Born in 1824, the son of an Austrian country schoolteacher, by his mid twenties Bruckner had become a notable organist. From the Monastery Church of St. Florian he went to Linz Cathedral (1856) and finally was appointed organist of the Hofkapelle in Vienna in 1878 (having been an honorary designate organist since 1868). And there you have the secret to Bruckner’s unique sense of orchestral sonority; he treated the orchestral divisions as so many ranks of organ pipes controlled from different manuals. The symphonies are characterized by their blocks of sound: strings, brass (sometimes augmented with ‘Wagner’ tubas) and woodwinds used as counterweights to each other. And it was in Vienna (he became a University lecturer in 1875) that he suffered the agonies of the damned. In 1862 he had heard (‘seen’ would misrepresent the event) Wagner’s Tannhäuser. He was thirty eight. He was deeply learned in the art of counterpoint and harmony – but was no composer. Tannhäuser unlocked his muse, set his musical foundations alight. Out flowed the nine symphonies (ten, if you count No. ‘0’!), the final three great masses, the Te Deum and other church music – all uniquely Brucknerian, all massive constructs of musical architecture and all anathema to Vienna’s arch music critic and Chief Anti Wagnerite, Eduard Hanslick.
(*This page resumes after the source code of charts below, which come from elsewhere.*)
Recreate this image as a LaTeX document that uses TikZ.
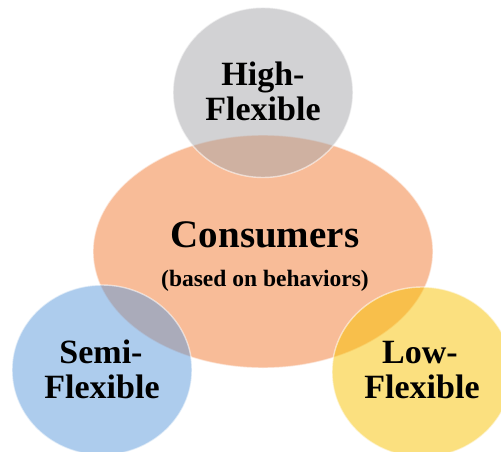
\documentclass[tikz,border=0pt]{standalone}
\usepackage{fontspec}
\setmainfont{Liberation Serif}
\usetikzlibrary{shapes.geometric}
\definecolor{orangefill}{RGB}{248,188,152}
\definecolor{grayfill}{RGB}{167,167,171}
\definecolor{bluefill}{RGB}{93,155,221}
\definecolor{yellowfill}{RGB}{249,195,0}
\tikzset{
  blob/.style={ellipse, inner sep=0pt, draw=white, draw opacity=0.55, line width=1.4pt},
  small/.style={blob, minimum width=180pt, minimum height=170pt, fill opacity=0.5},
  lbl/.style={anchor=base, inner sep=0pt, font=\fontsize{34}{35}\selectfont\bfseries},
  title/.style={anchor=base, inner sep=0pt, font=\fontsize{39}{40}\selectfont\bfseries},
  sub/.style={anchor=base, inner sep=0pt, font=\fontsize{23.5}{25}\selectfont\bfseries}
}
\begin{document}
\begin{tikzpicture}[x=1pt,y=-1pt]
\useasboundingbox (0,0) rectangle (501,452);
\clip (0,0) rectangle (501,452);
\fill[white] (0,0) rectangle (501,452);
\node[blob, fill=orangefill, minimum width=340pt, minimum height=233pt] (cons) at (263,251.5) {};
\node[small, fill=grayfill] (high) at (263,92.5) {};
\node[small, fill=bluefill] (semi) at (102,370) {};
\node[small, fill=yellowfill] (low) at (422,372) {};
\node[title] (ct) at (265,247) {Consumers};
\node[sub] (cs) at (265,286) {(based on behaviors)};
\node[lbl] (h1) at (263,86) {High-};
\node[lbl] (h2) at (263,121) {Flexible};
\node[lbl] (s1) at (101,363) {Semi-};
\node[lbl] (s2) at (102,398) {Flexible};
\node[lbl] (l1) at (420,363) {Low-};
\node[lbl] (l2) at (422,398) {Flexible};
\end{tikzpicture}
\end{document}
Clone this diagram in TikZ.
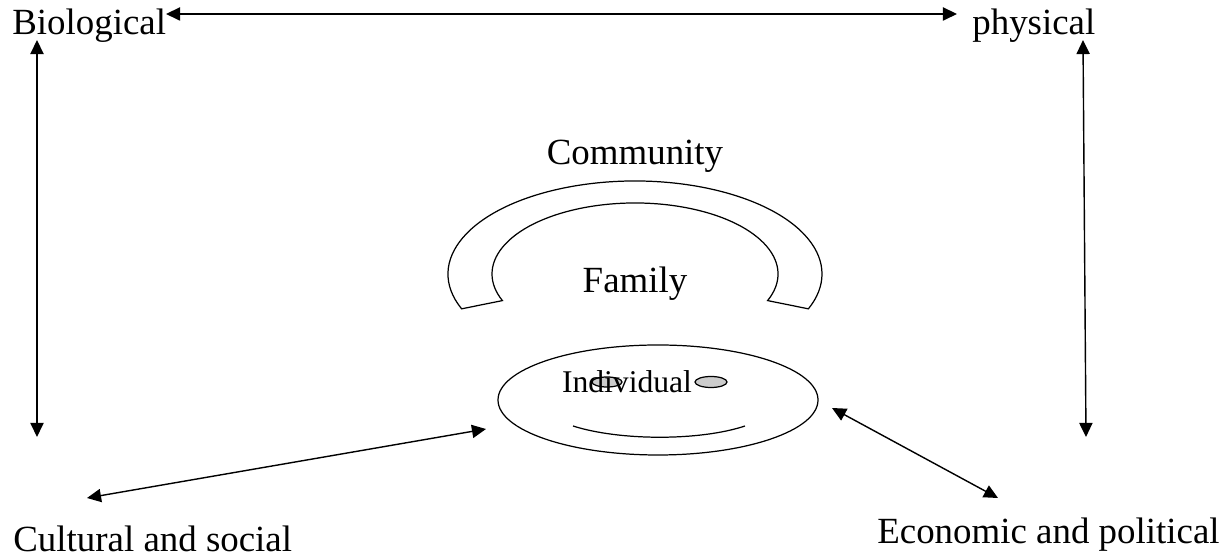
\documentclass[tikz,border=0pt]{standalone}
\usepackage{fontspec}
\setmainfont{Liberation Serif}
\usetikzlibrary{arrows.meta, calc}

\begin{document}
\begin{tikzpicture}[
  x=0.02cm, y=0.02cm,
  lbl/.style={inner sep=0pt, font=\fontsize{21}{25}\selectfont},
  link/.style={{Triangle[length=8pt,width=7.5pt]}-{Triangle[length=8pt,width=7.5pt]}, line width=0.8pt},
  ring/.style={draw, line width=0.7pt}
]
  \useasboundingbox (0,0) rectangle (1230,560);

  % the four outer spheres
  \node[lbl, anchor=base west] (bio)  at (12, 525) {Biological};
  \node[lbl, anchor=base west] (phys) at (972, 525) {physical};
  \node[lbl, anchor=base west] (cult) at (13, 8) {Cultural and social};
  \node[lbl, anchor=base west] (econ) at (877, 16) {Economic and political};

  % community and family
  \coordinate (homeC) at (635, 286);
  \draw[ring] ($(homeC)+(202:187 and 93)$)
    arc[start angle=202, end angle=-22, x radius=187, y radius=93]
    -- ($(homeC)+(-22:143 and 71)$)
    arc[start angle=-22, end angle=202, x radius=143, y radius=71]
    -- cycle;
  \node[lbl, anchor=base] (comm) at (635, 395) {Community};
  \node[lbl, anchor=base] (fam)  at (635, 267) {Family};

  % individual
  \coordinate (selfC) at (658, 160);
  \draw[ring] (selfC) ellipse[x radius=160, y radius=55];
  \draw[ring, fill=gray!40] (607, 178) ellipse[x radius=15, y radius=5];
  \draw[ring, fill=gray!40] (711, 178) ellipse[x radius=16, y radius=5.5];
  \node[inner sep=0pt, anchor=base, font=\fontsize{18}{22}\selectfont] (indiv) at (627, 167) {Individual};
  \coordinate (mouthL) at (573, 134);
  \coordinate (mouthR) at (745, 134);
  \draw[ring] (mouthL) .. controls (620, 119) and (700, 119) .. (mouthR);

  % arrow ends
  \coordinate (bioR)  at (166, 546);
  \coordinate (physL) at (957, 546);
  \coordinate (bioD)  at (37, 520);
  \coordinate (cultU) at (37, 123);
  \coordinate (physD) at (1083, 520);
  \coordinate (econU) at (1086, 123);
  \coordinate (cultR) at (87, 62);
  \coordinate (selfL) at (486, 131);
  \coordinate (selfR) at (832, 152);
  \coordinate (econL) at (998, 62);

  \draw[link] (bioR) -- (physL);
  \draw[link] (bioD) -- (cultU);
  \draw[link] (physD) -- (econU);
  \draw[link] (cultR) -- (selfL);
  \draw[link] (selfR) -- (econL);
\end{tikzpicture}
\end{document}
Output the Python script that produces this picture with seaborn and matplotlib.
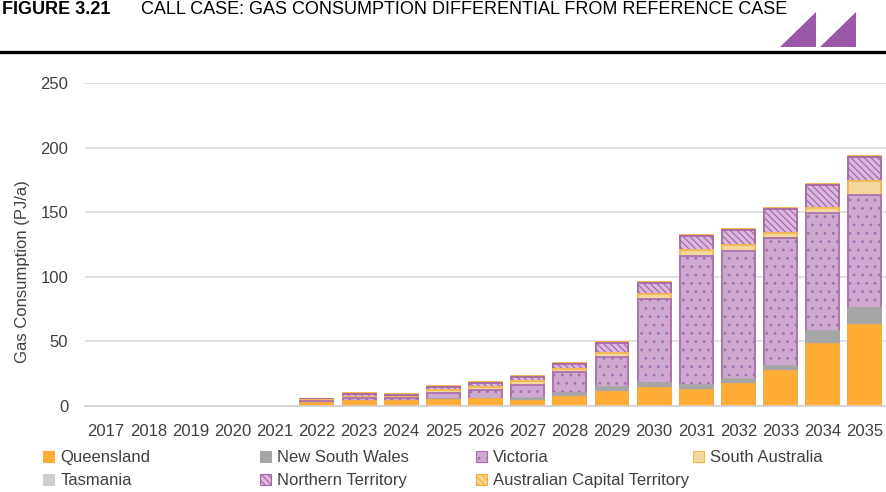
import numpy as np
import pandas as pd
import seaborn as sns
import matplotlib.pyplot as plt
from matplotlib.patches import Patch, Polygon
from matplotlib.lines import Line2D

sns.set_theme(style="white")
plt.rcParams["font.family"] = ["Liberation Sans", "DejaVu Sans"]
plt.rcParams["hatch.linewidth"] = 0.8

years = [str(y) for y in range(2017, 2036)]
queensland = [0, 0, 0, 0, 0, 2.0, 3.5, 3.5, 4.6, 5.2, 3.9, 7.2, 11.0, 14.0, 12.0, 17.3, 27.4, 47.8, 62.8]
new_south_wales = [0, 0, 0, 0, 0, 0.3, 0.3, 0.3, 0.5, 0.6, 2.6, 2.6, 3.5, 4.0, 4.6, 3.6, 3.9, 10.6, 12.7]
victoria = [0, 0, 0, 0, 0, 1.8, 2.5, 2.5, 5.2, 6.6, 10.0, 16.5, 23.5, 64.5, 99.8, 99.0, 98.7, 91.0, 87.8]
south_australia = [0, 0, 0, 0, 0, 0.3, 1.0, 0.8, 2.0, 2.3, 2.6, 2.3, 3.0, 4.0, 4.1, 4.4, 3.9, 3.6, 10.9]
tasmania = [0] * 19
northern_territory = [0, 0, 0, 0, 0, 0.8, 2.0, 1.7, 2.3, 2.8, 3.1, 3.9, 8.0, 9.0, 11.0, 12.1, 18.8, 18.1, 18.6]
act = [0, 0, 0, 0, 0, 0.3, 0.5, 0.5, 0.8, 0.8, 0.8, 1.0, 0.7, 0.7, 0.7, 0.8, 0.8, 0.7, 0.7]

series = [
    ("Queensland", queensland, dict(facecolor="#FFAD36", edgecolor="#FFAD36", hatch=None)),
    ("New South Wales", new_south_wales, dict(facecolor="#A6A6A6", edgecolor="#A6A6A6", hatch=None)),
    ("Victoria", victoria, dict(facecolor="#CDA9D0", edgecolor="#A86BB0", hatch="..")),
    ("South Australia", south_australia, dict(facecolor="#F3D89E", edgecolor="#F8B447", hatch=None)),
    ("Tasmania", tasmania, dict(facecolor="#D0D0D0", edgecolor="#D0D0D0", hatch=None)),
    ("Northern Territory", northern_territory, dict(facecolor="#D9B8DC", edgecolor="#A263AB", hatch="\\\\\\\\\\")),
    ("Australian Capital Territory", act, dict(facecolor="#F6D99A", edgecolor="#F5A833", hatch="\\\\\\\\\\")),
]

df = pd.DataFrame({name: vals for name, vals, _ in series}, index=years)
cum = df.cumsum(axis=1)

fig = plt.figure(figsize=(8.86, 4.92), dpi=100)
ax = fig.add_axes([0.096, 0.1748, 0.904, 0.6565])

# stacked bars: draw cumulative totals from the top layer down
for name, vals, st in reversed(series):
    sns.barplot(x=years, y=cum[name].values, ax=ax, color=st["facecolor"],
                saturation=1, width=0.78, errorbar=None,
                edgecolor=st["edgecolor"], linewidth=1.2, hatch=st["hatch"])

for p in ax.patches:
    if p.get_height() <= 0:
        p.set_linewidth(0)

ax.set_ylim(0, 250)
ax.set_xlim(-0.5, 18.5)
ax.set_yticks([0, 50, 100, 150, 200, 250])
ax.yaxis.grid(True, color="#D9D9D9", linewidth=1.1)
ax.set_axisbelow(True)
for s in ["top", "right", "left"]:
    ax.spines[s].set_visible(False)
ax.spines["bottom"].set_color("#D0D0D0")
ax.spines["bottom"].set_linewidth(1.2)
ax.tick_params(axis="both", length=0, labelsize=12, colors="#404040")
ax.tick_params(axis="y", pad=12)
ax.tick_params(axis="x", pad=13)
ax.set_xlabel("")
ax.set_ylabel("Gas Consumption (PJ/a)", fontsize=12, color="#404040")
ax.yaxis.set_label_coords(-0.069, 0.415)

# legend in four fixed columns
handles = [Patch(facecolor=st["facecolor"], edgecolor=st["edgecolor"], hatch=st["hatch"], linewidth=0.8)
           for _, _, st in series]
labels = [name for name, _, _ in series]
cols = [[0, 4], [1, 5], [2, 6], [3]]
col_x = [43, 260, 476, 693]
for xs, idx in zip(col_x, cols):
    leg = fig.legend([handles[i] for i in idx], [labels[i] for i in idx],
                     loc="upper left", bbox_to_anchor=(xs / 886, 1 - 450 / 492),
                     frameon=False, fontsize=12, handlelength=0.65, handleheight=0.65,
                     handletextpad=0.38, labelspacing=0.5, borderaxespad=0, borderpad=0)
    for t in leg.get_texts():
        t.set_color("#404040")

# header band
fig.text(2 / 886, 1 - 14 / 492, "FIGURE 3.21", fontsize=13, fontweight="bold",
         va="baseline", ha="left", color="black")
fig.text(141 / 886, 1 - 14 / 492, "CALL CASE: GAS CONSUMPTION DIFFERENTIAL FROM REFERENCE CASE",
         fontsize=13, va="baseline", ha="left", color="black")
fig.add_artist(Line2D([0, 1], [1 - 52 / 492, 1 - 52 / 492], color="black", linewidth=2.4,
                      transform=fig.transFigure))
for x0 in [780, 820]:
    tri = Polygon([[x0 / 886, 1 - 47 / 492], [(x0 + 36) / 886, 1 - 47 / 492],
                   [(x0 + 36) / 886, 1 - 12 / 492]], closed=True,
                  facecolor="#9C58A8", edgecolor="none", transform=fig.transFigure)
    fig.add_artist(tri)

fig.savefig("out.png", dpi=100)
Bruckner was not a city sophisticate; if anything he was a pathetically naïve country bumpkin. So bad were Hanslick’s attacks on this ‘Wagner disciple’ (a mis attribution made by both the warring Wagnerites and Brahmsians) that poor Bruckner, after his first real success with the Symphony No. 7 at its première in Leipzig on December 30th, 1884, implored the Vienna Philharmonic not to place the work on their programme as he feared Hanslick’s invective. They did; Hanslick obliged; Bruckner suffered.

Over one hundred and thirty years later, this wonderful music envelopes the tattered souls of our day with a soothing balm. It reminds us of those special qualities that mark the human spirit, that let it soar to lofty heights, that let it escape the gravitational pull of corruption and destruction. At that elevation oxygen is scarce, visions prevail and death becomes a comprehensible state of ecstasy.